Here’s the kicker: X, that supposed bastion of “free speech,” is a rigged game. Spout racist filth? You’re golden. Call out the racists? Your posts vanish, your account gets locked. I’m typing this from a digital gulag because I dared to tell a bigot they’re a bigot. Free speech, my ass. The platform’s either complicit or too spineless to stop the troll armies. Meanwhile, the right’s playing 4D chess with their propaganda, drowning out reason with a tsunami of noise.
But there’s hope, you miserable bastards. A new breed of lefties and centrists is fighting back, wading through the troll sludge to scream truth, logic, and facts into the void. They’re not winning yet, but they’re in the ring, throwing punches. The mainstream media, those gutless enablers, could learn a thing or two. Instead of fluffing up far-right liars on live TV, how about challenging their bullshit? Call them out, make them squirm.
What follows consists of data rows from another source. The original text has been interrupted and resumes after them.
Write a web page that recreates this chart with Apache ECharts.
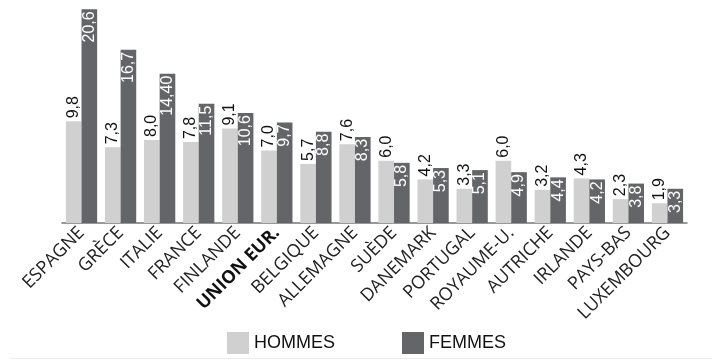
<!DOCTYPE html>
<html>
<head>
<meta charset="utf-8">
<script src="https://cdn.jsdelivr.net/npm/echarts@6/dist/echarts.min.js"></script>
<style>
  html, body { margin: 0; padding: 0; background: #ffffff; }
  #chart { width: 712px; height: 360px; }
</style>
</head>
<body>
<div id="chart"></div>
<script>
// Countries along the x axis
const countries = ['ESPAGNE', 'GRÈCE', 'ITALIE', 'FRANCE', 'FINLANDE', 'UNION EUR.', 'BELGIQUE', 'ALLEMAGNE',
  'SUÈDE', 'DANEMARK', 'PORTUGAL', 'ROYAUME-U.', 'AUTRICHE', 'IRLANDE', 'PAYS-BAS', 'LUXEMBOURG'];
// Rates for men and women (%)
const hommes = [9.8, 7.3, 8.0, 7.8, 9.1, 7.0, 5.7, 7.6, 6.0, 4.2, 3.3, 6.0, 3.2, 4.3, 2.3, 1.9];
const femmes = [20.6, 16.7, 14.4, 11.5, 10.6, 9.7, 8.8, 8.3, 5.8, 5.3, 5.1, 4.9, 4.4, 4.2, 3.8, 3.3];
// Printed labels (French decimal comma)
const hommesLabels = ['9,8', '7,3', '8,0', '7,8', '9,1', '7,0', '5,7', '7,6', '6,0', '4,2', '3,3', '6,0', '3,2', '4,3', '2,3', '1,9'];
const femmesLabels = ['20,6', '16,7', '14,40', '11,5', '10,6', '9,7', '8,8', '8,3', '5,8', '5,3', '5,1', '4,9', '4,4', '4,2', '3,8', '3,3'];

const chart = echarts.init(document.getElementById('chart'), null, { renderer: 'canvas' });

chart.setOption({
  backgroundColor: '#ffffff',
  animation: false,
  grid: { left: 62, right: 25, top: 0, bottom: 137, containLabel: false },
  graphic: [{
    type: 'line',
    shape: { x1: 10, y1: 358.5, x2: 712, y2: 358.5 },
    style: { stroke: '#ececec', lineWidth: 1 },
    silent: true
  }],
  legend: {
    bottom: 6,
    left: 227,
    padding: 0,
    itemWidth: 22,
    itemHeight: 22,
    itemGap: 67,
    icon: 'rect',
    textStyle: { fontFamily: 'Liberation Sans', fontSize: 18, color: '#111111', padding: [3, 0, 0, 0] },
    data: ['HOMMES', 'FEMMES']
  },
  xAxis: {
    type: 'category',
    data: countries,
    axisLine: { lineStyle: { color: '#777777', width: 1.5 } },
    axisTick: { show: false },
    axisLabel: {
      interval: 0,
      rotate: 45,
      margin: 7,
      fontFamily: 'Open Sans',
      fontSize: 18,
      color: '#222222',
      formatter: function (v) { return v === 'UNION EUR.' ? '{b|' + v + '}' : v; },
      rich: { b: { fontFamily: 'Open Sans', fontSize: 18, fontWeight: 'bold', color: '#111111' } }
    }
  },
  yAxis: {
    type: 'value',
    min: 0,
    max: 21.5,
    show: false,
    splitLine: { show: false }
  },
  series: [
    {
      name: 'HOMMES',
      type: 'bar',
      data: hommes,
      barGap: '0%',
      barCategoryGap: '20%',
      itemStyle: { color: '#d0d0d0' },
      label: {
        show: true,
        position: 'top',
        rotate: 90,
        align: 'left',
        verticalAlign: 'middle',
        distance: 3,
        fontFamily: 'Liberation Sans',
        fontSize: 16,
        color: '#111111',
        formatter: function (p) { return hommesLabels[p.dataIndex]; }
      }
    },
    {
      name: 'FEMMES',
      type: 'bar',
      data: femmes,
      itemStyle: { color: '#646568' },
      label: {
        show: true,
        position: 'insideTop',
        rotate: 90,
        align: 'right',
        verticalAlign: 'middle',
        distance: 2,
        fontFamily: 'Liberation Sans',
        fontSize: 16,
        color: '#ffffff',
        formatter: function (p) { return femmesLabels[p.dataIndex]; }
      }
    }
  ]
});
</script>
</body>
</html>
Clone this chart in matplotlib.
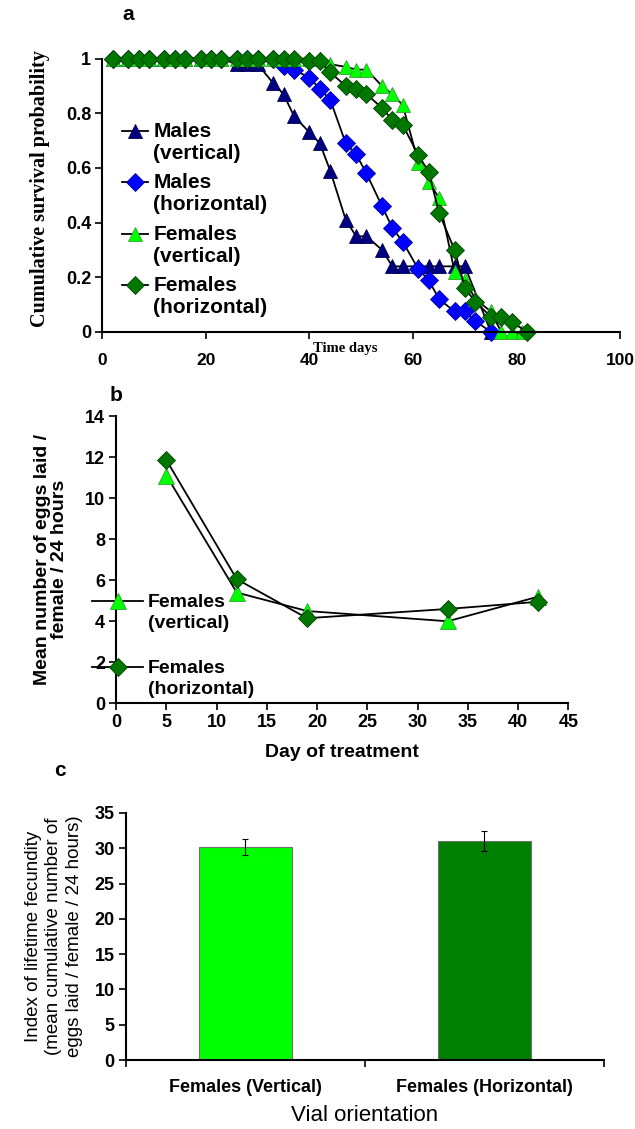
import matplotlib
matplotlib.use('Agg')
import matplotlib.pyplot as plt
from matplotlib.lines import Line2D
from matplotlib.legend_handler import HandlerLine2D
from matplotlib.ticker import FuncFormatter, MultipleLocator, FixedLocator

plt.rcParams['font.family'] = ['Liberation Sans', 'DejaVu Sans']

# ---- panel a : cumulative survival ----
days_mv = [2, 5, 7, 9, 12, 14, 16, 19, 21, 23, 26, 28, 30, 33, 35, 37, 40, 42, 44,
           47, 49, 51, 54, 56, 58, 61, 63, 65, 68, 70, 75]
surv_mv = [1, 1, 1, 1, 1, 1, 1, 1, 1, 1, 0.98, 0.98, 0.98, 0.91, 0.87, 0.79, 0.73, 0.69, 0.59,
           0.41, 0.35, 0.35, 0.30, 0.24, 0.24, 0.24, 0.24, 0.24, 0.24, 0.24, 0.0]

days_mh = [2, 5, 7, 9, 12, 14, 16, 19, 21, 23, 26, 28, 30, 33, 35, 37, 40, 42, 44,
           47, 49, 51, 54, 56, 58, 61, 63, 65, 68, 70, 72, 75]
surv_mh = [1, 1, 1, 1, 1, 1, 1, 1, 1, 1, 1, 1, 1, 1, 0.975, 0.96, 0.93, 0.89, 0.85,
           0.69, 0.65, 0.58, 0.46, 0.38, 0.33, 0.23, 0.19, 0.12, 0.075, 0.075, 0.04, 0.0]

days_fv = [2, 5, 7, 9, 12, 14, 16, 19, 21, 23, 26, 28, 30, 33, 35, 37, 40, 42, 44,
           47, 49, 51, 54, 56, 58, 61, 63, 65, 68, 70, 72, 75, 77, 79, 81]
surv_fv = [1, 1, 1, 1, 1, 1, 1, 1, 1, 1, 1, 1, 1, 1, 1, 1, 1, 1, 0.98,
           0.97, 0.96, 0.96, 0.90, 0.87, 0.83, 0.62, 0.55, 0.49, 0.22, 0.19, 0.12, 0.075, 0, 0, 0]

days_fh = [2, 5, 7, 9, 12, 14, 16, 19, 21, 23, 26, 28, 30, 33, 35, 37, 40, 42, 44,
           47, 49, 51, 54, 56, 58, 61, 63, 65, 68, 70, 72, 75, 77, 79, 82]
surv_fh = [1, 1, 1, 1, 1, 1, 1, 1, 1, 1, 1, 1, 1, 1, 1, 1, 0.99, 0.99, 0.95,
           0.90, 0.89, 0.87, 0.82, 0.775, 0.757, 0.647, 0.586, 0.436, 0.30, 0.16, 0.11, 0.056, 0.056, 0.037, 0]

# ---- panel b : eggs per female ----
treat_days = [5, 12, 19, 33, 42]
eggs_vert = [11.1, 5.4, 4.5, 4.0, 5.2]
eggs_horiz = [11.85, 6.05, 4.15, 4.6, 4.95]

# ---- panel c : lifetime fecundity ----
groups = ['Females (Vertical)', 'Females (Horizontal)']
fecundity = [30.2, 31.0]
fecundity_err = [1.1, 1.4]

NAVY = '#000080'
BLUE = '#0000ff'
LIME = '#00ff00'
DKGREEN = '#007800'
TICKSIZE = 13

fig = plt.figure(figsize=(6.35, 11.29), dpi=100)


class FirstLineHandler(HandlerLine2D):
    # put the legend symbol on the first line of a two-line label (Excel style)
    def __init__(self, shift=1.1, **kw):
        super().__init__(**kw)
        self.shift = shift

    def create_artists(self, legend, orig_handle, xdescent, ydescent, width, height,
                       fontsize, trans):
        return super().create_artists(legend, orig_handle, xdescent,
                                      ydescent - self.shift * fontsize, width, height,
                                      fontsize, trans)


def excel_axes(ax):
    ax.spines['top'].set_visible(False)
    ax.spines['right'].set_visible(False)
    ax.spines['left'].set_linewidth(1.5)
    ax.spines['bottom'].set_linewidth(1.5)
    ax.tick_params(direction='out', length=5, width=1.2, labelsize=TICKSIZE, pad=3)


def gfmt(v, pos):
    return '{:g}'.format(round(v, 2))


# Panel a
# -------
ax1 = fig.add_axes([0.161, 0.706, 0.816, 0.242])
series_a = [
    (days_mv, surv_mv, '^', NAVY, '#000050', 'Males\n(vertical)', 10),
    (days_mh, surv_mh, 'D', BLUE, '#0000a0', 'Males\n(horizontal)', 9),
    (days_fv, surv_fv, '^', LIME, '#30a030', 'Females\n(vertical)', 10),
    (days_fh, surv_fh, 'D', DKGREEN, '#004000', 'Females\n(horizontal)', 9),
]
for d, s, m, c, ec, lab, ms in series_a:
    ax1.plot(d, s, color='black', lw=1.3, marker=m, markersize=ms, markerfacecolor=c,
             markeredgecolor=ec, markeredgewidth=0.6, label=lab, clip_on=False)
ax1.set_xlim(0, 100)
ax1.set_ylim(0, 1)
ax1.xaxis.set_major_locator(MultipleLocator(20))
ax1.yaxis.set_major_locator(MultipleLocator(0.2))
ax1.yaxis.set_major_formatter(FuncFormatter(gfmt))
excel_axes(ax1)
ax1.tick_params(axis='x', pad=10, labelsize=12.5)
for t in ax1.get_xticklabels() + ax1.get_yticklabels():
    t.set_fontweight('bold')
ax1.set_ylabel('Cumulative survival probability', family=['Liberation Serif', 'DejaVu Serif'],
               fontweight='bold', fontsize=14.5)
ax1.yaxis.set_label_coords(-0.10, 0.525)
ax1.set_xlabel('Time days', family=['Liberation Serif', 'DejaVu Serif'],
               fontweight='bold', fontsize=10.5, va='center')
ax1.xaxis.set_label_coords(0.469, -0.062)
leg1 = ax1.legend(loc='upper left', bbox_to_anchor=(0.0225, 0.80), frameon=False,
                  prop={'size': 15, 'weight': 'bold'}, handlelength=1.25, handletextpad=0.25,
                  labelspacing=0.5, borderaxespad=0.0,
                  handler_map={Line2D: FirstLineHandler(shift=1.1)})
for t in leg1.get_texts():
    t.set_linespacing(1.2)
fig.text(128 / 635, 1 - 15 / 1129, 'a', fontsize=15, fontweight='bold', ha='center', va='center')

# Panel b
# -------
ax2 = fig.add_axes([0.183, 0.377, 0.712, 0.2545])
ax2.plot(treat_days, eggs_vert, color='black', lw=1.3, marker='^', markersize=11,
         markerfacecolor=LIME, markeredgecolor='#30a030', markeredgewidth=0.6,
         label='Females\n(vertical)', clip_on=False)
ax2.plot(treat_days, eggs_horiz, color='black', lw=1.3, marker='D', markersize=9,
         markerfacecolor=DKGREEN, markeredgecolor='#004000', markeredgewidth=0.6,
         label='Females\n(horizontal)', clip_on=False)
ax2.set_xlim(0, 45)
ax2.set_ylim(0, 14)
ax2.xaxis.set_major_locator(MultipleLocator(5))
ax2.yaxis.set_major_locator(MultipleLocator(2))
excel_axes(ax2)
for t in ax2.get_xticklabels() + ax2.get_yticklabels():
    t.set_fontweight('bold')
ax2.set_ylabel('Mean number of eggs laid /\nfemale / 24 hours', fontweight='bold', fontsize=14,
               labelpad=12, linespacing=1.0)
ax2.set_xlabel('Day of treatment', fontweight='bold', fontsize=14, labelpad=9)
leg2 = ax2.legend(loc='upper left', bbox_to_anchor=(-0.07, 0.408), frameon=False,
                  prop={'size': 14, 'weight': 'bold'}, handlelength=2.6, handletextpad=0.25,
                  labelspacing=1.45, borderaxespad=0.0,
                  handler_map={Line2D: FirstLineHandler(shift=1.2)})
for t in leg2.get_texts():
    t.set_linespacing(1.3)
fig.text(116 / 635, 1 - 395 / 1129, 'b', fontsize=15, fontweight='bold', ha='center', va='center')

# Panel c
# -------
ax3 = fig.add_axes([0.198, 0.0611, 0.753, 0.2188])
xpos = list(range(len(groups)))
ax3.bar(xpos, fecundity, width=0.39, color=[LIME, '#008000'], edgecolor='#707070', linewidth=0.8,
        yerr=fecundity_err, error_kw=dict(ecolor='black', elinewidth=0.8, capsize=2.5, capthick=0.8))
ax3.set_xlim(-0.5, 1.5)
ax3.set_ylim(0, 35)
ax3.yaxis.set_major_locator(MultipleLocator(5))
ax3.set_xticks(xpos)
ax3.set_xticklabels(groups, fontweight='bold', fontsize=12.5)
ax3.xaxis.set_minor_locator(FixedLocator([-0.5, 0.5, 1.5]))
excel_axes(ax3)
ax3.tick_params(axis='x', which='major', length=0, pad=14)
ax3.tick_params(axis='x', which='minor', direction='out', length=5, width=1.2)
for t in ax3.get_yticklabels():
    t.set_fontweight('bold')
ax3.set_ylabel('Index of lifetime fecundity\n(mean cumulative number of\neggs laid / female / 24 hours)',
               fontsize=13.5, labelpad=8, linespacing=1.3)
ax3.set_xlabel('Vial orientation', fontsize=16, labelpad=6)
fig.text(60 / 635, 1 - 770 / 1129, 'c', fontsize=15, fontweight='bold', ha='center', va='center')

fig.savefig('out.png', dpi=100)
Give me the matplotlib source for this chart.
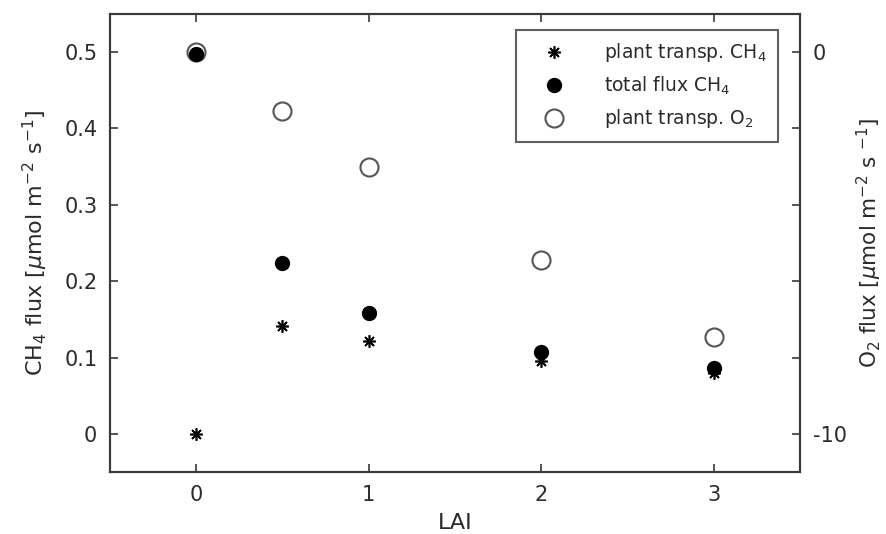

If we don’t, we’re handing our country to these crypto-funded, troll-army-backed fascists on a silver platter. Germany tried that last century, and we all know how it ended.
So, here’s the deal: anonymity’s a double-edged sword. It lets you be a hero or a villain, a truth-teller or a con artist. Crypto’s the same—freedom for some, a weapon for others. Reform’s exploiting both to gut democracy, and the troll armies are their shock troops. It’s time to fight back, to drown out their lies with a louder, uglier truth. Get angry, get loud, and don’t let these bastard’s win.
I’m Spider Thompson, and I’m not done yet.